> [RECORDS PROVIDED]:

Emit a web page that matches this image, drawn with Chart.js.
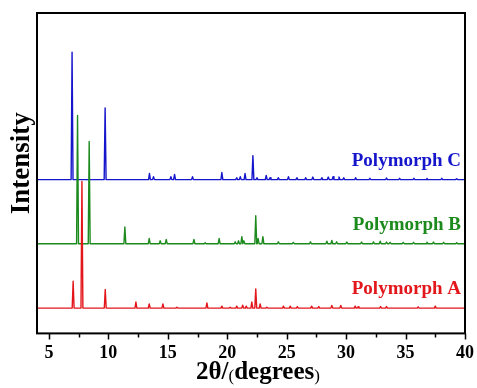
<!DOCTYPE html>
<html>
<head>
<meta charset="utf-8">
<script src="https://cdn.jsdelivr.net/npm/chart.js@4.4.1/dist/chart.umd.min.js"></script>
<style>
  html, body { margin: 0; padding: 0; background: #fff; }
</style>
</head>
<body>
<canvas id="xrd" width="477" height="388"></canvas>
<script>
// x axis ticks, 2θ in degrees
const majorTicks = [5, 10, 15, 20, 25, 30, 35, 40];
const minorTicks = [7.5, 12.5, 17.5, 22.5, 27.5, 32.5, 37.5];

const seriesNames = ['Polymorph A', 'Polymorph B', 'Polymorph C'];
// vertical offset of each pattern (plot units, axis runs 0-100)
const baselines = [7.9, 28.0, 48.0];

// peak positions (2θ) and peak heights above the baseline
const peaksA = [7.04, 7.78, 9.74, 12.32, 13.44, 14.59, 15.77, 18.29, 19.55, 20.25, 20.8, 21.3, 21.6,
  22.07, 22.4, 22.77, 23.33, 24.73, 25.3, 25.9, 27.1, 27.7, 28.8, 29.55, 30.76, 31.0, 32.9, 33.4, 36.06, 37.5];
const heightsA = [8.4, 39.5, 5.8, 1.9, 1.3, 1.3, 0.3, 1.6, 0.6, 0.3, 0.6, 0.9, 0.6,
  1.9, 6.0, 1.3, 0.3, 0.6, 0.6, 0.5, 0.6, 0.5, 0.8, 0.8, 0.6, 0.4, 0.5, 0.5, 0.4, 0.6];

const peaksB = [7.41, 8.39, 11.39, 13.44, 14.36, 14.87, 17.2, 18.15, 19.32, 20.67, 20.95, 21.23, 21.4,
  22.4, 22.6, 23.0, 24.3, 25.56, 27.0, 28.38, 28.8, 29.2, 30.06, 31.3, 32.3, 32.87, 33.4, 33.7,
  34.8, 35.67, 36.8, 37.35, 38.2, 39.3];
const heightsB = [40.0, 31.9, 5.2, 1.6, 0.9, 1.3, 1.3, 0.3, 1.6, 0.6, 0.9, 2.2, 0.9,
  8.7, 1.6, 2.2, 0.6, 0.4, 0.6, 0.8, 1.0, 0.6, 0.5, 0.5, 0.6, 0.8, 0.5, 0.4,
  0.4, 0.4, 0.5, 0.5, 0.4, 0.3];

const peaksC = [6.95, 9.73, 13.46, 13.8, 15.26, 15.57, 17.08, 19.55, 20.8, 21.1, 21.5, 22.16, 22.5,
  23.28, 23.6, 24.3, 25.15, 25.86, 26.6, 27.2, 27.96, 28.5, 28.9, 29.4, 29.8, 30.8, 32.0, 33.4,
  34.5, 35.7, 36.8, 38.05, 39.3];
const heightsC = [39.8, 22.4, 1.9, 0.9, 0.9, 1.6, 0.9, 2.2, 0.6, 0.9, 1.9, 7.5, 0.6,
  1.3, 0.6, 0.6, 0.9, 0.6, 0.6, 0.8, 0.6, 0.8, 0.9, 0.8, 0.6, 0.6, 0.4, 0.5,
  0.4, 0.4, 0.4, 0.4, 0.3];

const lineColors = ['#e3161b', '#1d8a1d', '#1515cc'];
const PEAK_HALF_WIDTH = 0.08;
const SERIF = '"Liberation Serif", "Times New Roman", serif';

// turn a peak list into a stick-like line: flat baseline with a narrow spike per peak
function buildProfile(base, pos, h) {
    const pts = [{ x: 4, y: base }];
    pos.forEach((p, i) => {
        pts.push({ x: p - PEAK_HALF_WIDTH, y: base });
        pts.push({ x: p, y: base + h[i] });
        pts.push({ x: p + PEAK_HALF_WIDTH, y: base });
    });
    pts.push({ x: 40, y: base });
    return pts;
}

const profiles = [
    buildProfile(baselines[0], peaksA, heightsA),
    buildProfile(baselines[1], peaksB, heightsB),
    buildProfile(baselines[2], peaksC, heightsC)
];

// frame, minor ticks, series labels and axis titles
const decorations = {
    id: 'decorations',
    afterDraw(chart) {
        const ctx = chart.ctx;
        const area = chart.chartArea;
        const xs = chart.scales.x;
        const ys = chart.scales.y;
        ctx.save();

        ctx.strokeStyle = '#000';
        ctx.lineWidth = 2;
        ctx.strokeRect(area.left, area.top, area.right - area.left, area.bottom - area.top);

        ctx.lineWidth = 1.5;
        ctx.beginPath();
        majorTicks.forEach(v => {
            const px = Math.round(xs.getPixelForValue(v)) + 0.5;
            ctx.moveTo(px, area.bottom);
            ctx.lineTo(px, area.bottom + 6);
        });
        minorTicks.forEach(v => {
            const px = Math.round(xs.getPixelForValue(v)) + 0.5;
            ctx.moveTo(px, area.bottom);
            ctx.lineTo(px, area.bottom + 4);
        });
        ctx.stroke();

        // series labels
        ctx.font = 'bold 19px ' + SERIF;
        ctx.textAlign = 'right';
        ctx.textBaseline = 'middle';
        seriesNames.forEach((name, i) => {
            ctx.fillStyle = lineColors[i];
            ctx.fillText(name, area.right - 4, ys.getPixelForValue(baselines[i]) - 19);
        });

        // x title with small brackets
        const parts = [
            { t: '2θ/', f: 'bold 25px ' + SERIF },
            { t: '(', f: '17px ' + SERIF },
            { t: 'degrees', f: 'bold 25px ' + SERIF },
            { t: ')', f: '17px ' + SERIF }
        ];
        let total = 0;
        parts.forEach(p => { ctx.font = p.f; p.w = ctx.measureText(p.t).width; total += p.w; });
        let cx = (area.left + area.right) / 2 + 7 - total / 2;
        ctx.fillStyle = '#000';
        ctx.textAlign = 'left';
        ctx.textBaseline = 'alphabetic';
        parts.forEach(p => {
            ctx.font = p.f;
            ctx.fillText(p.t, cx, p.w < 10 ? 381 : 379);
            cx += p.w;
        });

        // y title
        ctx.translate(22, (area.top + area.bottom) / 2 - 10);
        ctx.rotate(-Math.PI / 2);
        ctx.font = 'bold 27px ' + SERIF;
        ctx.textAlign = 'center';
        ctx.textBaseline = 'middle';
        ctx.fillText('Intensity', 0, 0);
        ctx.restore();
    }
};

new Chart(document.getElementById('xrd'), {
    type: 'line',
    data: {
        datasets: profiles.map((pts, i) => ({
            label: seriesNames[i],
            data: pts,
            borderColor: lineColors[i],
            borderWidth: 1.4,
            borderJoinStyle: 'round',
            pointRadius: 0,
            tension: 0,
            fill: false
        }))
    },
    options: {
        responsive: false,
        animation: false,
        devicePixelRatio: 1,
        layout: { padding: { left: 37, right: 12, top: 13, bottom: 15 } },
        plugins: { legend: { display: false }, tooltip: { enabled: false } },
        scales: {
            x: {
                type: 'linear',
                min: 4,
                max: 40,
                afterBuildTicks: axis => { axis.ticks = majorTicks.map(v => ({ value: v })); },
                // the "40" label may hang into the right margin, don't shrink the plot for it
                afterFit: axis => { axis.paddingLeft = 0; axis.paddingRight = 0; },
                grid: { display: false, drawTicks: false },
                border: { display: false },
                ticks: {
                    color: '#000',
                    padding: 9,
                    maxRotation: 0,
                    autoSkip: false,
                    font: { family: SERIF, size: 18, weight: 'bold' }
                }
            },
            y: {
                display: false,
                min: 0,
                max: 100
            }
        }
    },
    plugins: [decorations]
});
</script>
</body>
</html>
* * *
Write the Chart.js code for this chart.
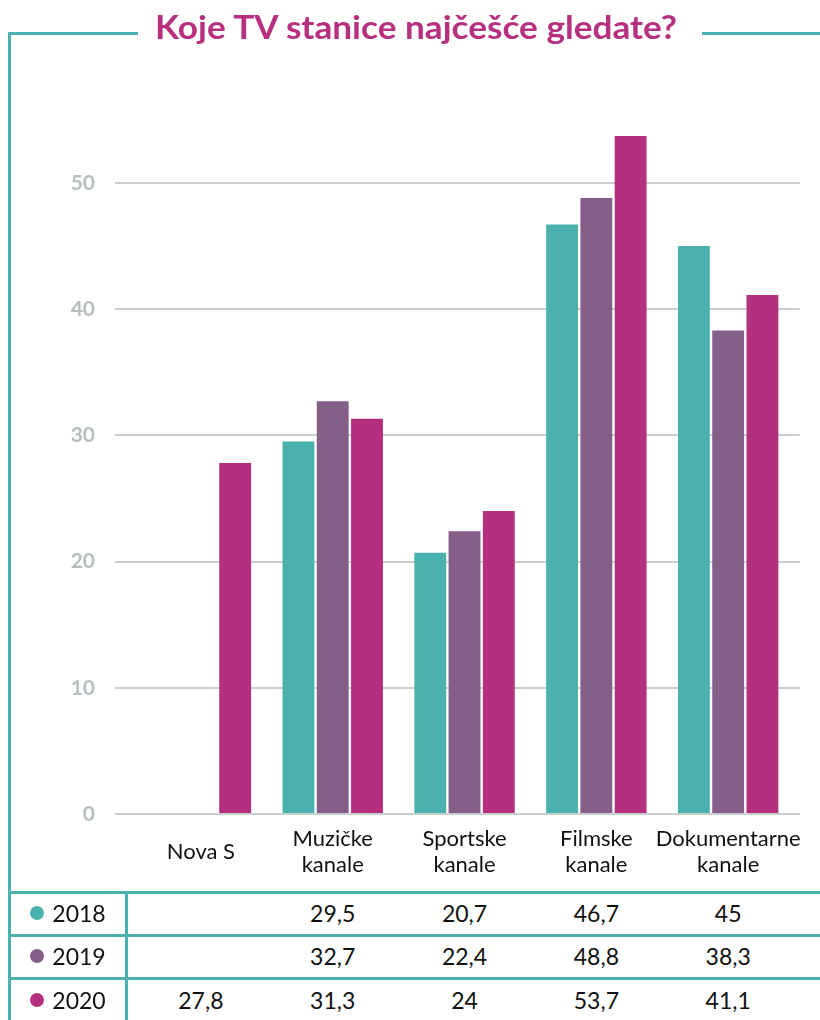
...
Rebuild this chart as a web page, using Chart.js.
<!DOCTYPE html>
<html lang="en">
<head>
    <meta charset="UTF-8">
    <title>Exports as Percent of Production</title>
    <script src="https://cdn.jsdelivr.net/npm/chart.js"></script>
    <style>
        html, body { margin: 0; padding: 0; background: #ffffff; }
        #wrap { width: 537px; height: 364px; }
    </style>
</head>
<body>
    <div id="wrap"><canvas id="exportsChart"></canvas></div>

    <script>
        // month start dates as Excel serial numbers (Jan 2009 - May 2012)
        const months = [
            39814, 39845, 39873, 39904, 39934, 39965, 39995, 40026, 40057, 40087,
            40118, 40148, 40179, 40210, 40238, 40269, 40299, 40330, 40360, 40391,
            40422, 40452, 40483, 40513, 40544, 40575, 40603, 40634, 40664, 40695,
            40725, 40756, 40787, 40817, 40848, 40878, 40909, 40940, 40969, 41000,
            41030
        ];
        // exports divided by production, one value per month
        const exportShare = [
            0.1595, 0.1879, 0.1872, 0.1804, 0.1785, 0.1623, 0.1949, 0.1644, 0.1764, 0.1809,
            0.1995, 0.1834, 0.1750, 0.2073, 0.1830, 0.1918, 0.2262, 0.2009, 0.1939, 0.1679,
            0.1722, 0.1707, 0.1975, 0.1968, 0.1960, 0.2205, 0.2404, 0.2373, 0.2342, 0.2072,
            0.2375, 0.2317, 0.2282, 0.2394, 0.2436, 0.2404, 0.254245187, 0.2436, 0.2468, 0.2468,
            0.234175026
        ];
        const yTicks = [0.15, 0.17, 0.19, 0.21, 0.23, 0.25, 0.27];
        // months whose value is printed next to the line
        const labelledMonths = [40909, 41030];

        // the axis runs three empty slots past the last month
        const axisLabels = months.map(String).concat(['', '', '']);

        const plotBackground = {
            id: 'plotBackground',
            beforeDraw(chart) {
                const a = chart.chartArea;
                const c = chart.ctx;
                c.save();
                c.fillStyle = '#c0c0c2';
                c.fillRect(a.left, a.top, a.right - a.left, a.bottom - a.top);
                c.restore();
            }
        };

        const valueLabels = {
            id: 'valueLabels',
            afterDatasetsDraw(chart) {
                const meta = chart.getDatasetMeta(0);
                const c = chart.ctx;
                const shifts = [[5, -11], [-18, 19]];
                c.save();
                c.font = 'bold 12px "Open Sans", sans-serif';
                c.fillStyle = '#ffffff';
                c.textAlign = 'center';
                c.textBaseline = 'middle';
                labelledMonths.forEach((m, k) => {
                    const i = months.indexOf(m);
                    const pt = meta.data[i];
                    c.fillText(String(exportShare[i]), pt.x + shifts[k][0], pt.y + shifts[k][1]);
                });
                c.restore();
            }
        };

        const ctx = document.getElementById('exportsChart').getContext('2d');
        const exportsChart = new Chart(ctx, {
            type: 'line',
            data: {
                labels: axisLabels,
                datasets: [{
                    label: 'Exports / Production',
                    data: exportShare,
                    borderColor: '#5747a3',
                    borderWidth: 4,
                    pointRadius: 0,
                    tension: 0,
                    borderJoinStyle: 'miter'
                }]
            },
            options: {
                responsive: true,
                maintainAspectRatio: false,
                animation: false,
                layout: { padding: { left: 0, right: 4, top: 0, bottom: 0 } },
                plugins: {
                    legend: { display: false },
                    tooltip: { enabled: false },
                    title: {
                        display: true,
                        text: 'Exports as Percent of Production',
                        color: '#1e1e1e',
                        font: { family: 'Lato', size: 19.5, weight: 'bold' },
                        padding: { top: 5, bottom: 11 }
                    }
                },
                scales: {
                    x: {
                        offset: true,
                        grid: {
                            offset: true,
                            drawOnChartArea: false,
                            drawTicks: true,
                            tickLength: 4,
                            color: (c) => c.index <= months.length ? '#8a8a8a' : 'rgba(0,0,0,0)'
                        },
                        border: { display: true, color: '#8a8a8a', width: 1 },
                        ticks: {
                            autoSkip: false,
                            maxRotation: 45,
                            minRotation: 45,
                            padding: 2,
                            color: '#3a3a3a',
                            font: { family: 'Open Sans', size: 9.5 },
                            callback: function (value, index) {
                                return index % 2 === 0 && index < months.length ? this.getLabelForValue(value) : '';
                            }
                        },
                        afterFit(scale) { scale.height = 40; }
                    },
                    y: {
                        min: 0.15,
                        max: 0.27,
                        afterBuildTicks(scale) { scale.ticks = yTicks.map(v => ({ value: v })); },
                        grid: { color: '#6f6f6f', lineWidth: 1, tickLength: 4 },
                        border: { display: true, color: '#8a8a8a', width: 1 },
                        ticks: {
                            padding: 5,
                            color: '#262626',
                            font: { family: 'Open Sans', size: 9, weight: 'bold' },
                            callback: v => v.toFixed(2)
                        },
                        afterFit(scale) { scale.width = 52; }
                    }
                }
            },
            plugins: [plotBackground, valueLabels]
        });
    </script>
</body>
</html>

> [TASK TO CARRY OUT]: Each line holding the word "with" counts once; report the total and nothing else.

> [COMPLETE RESPONSE]: 3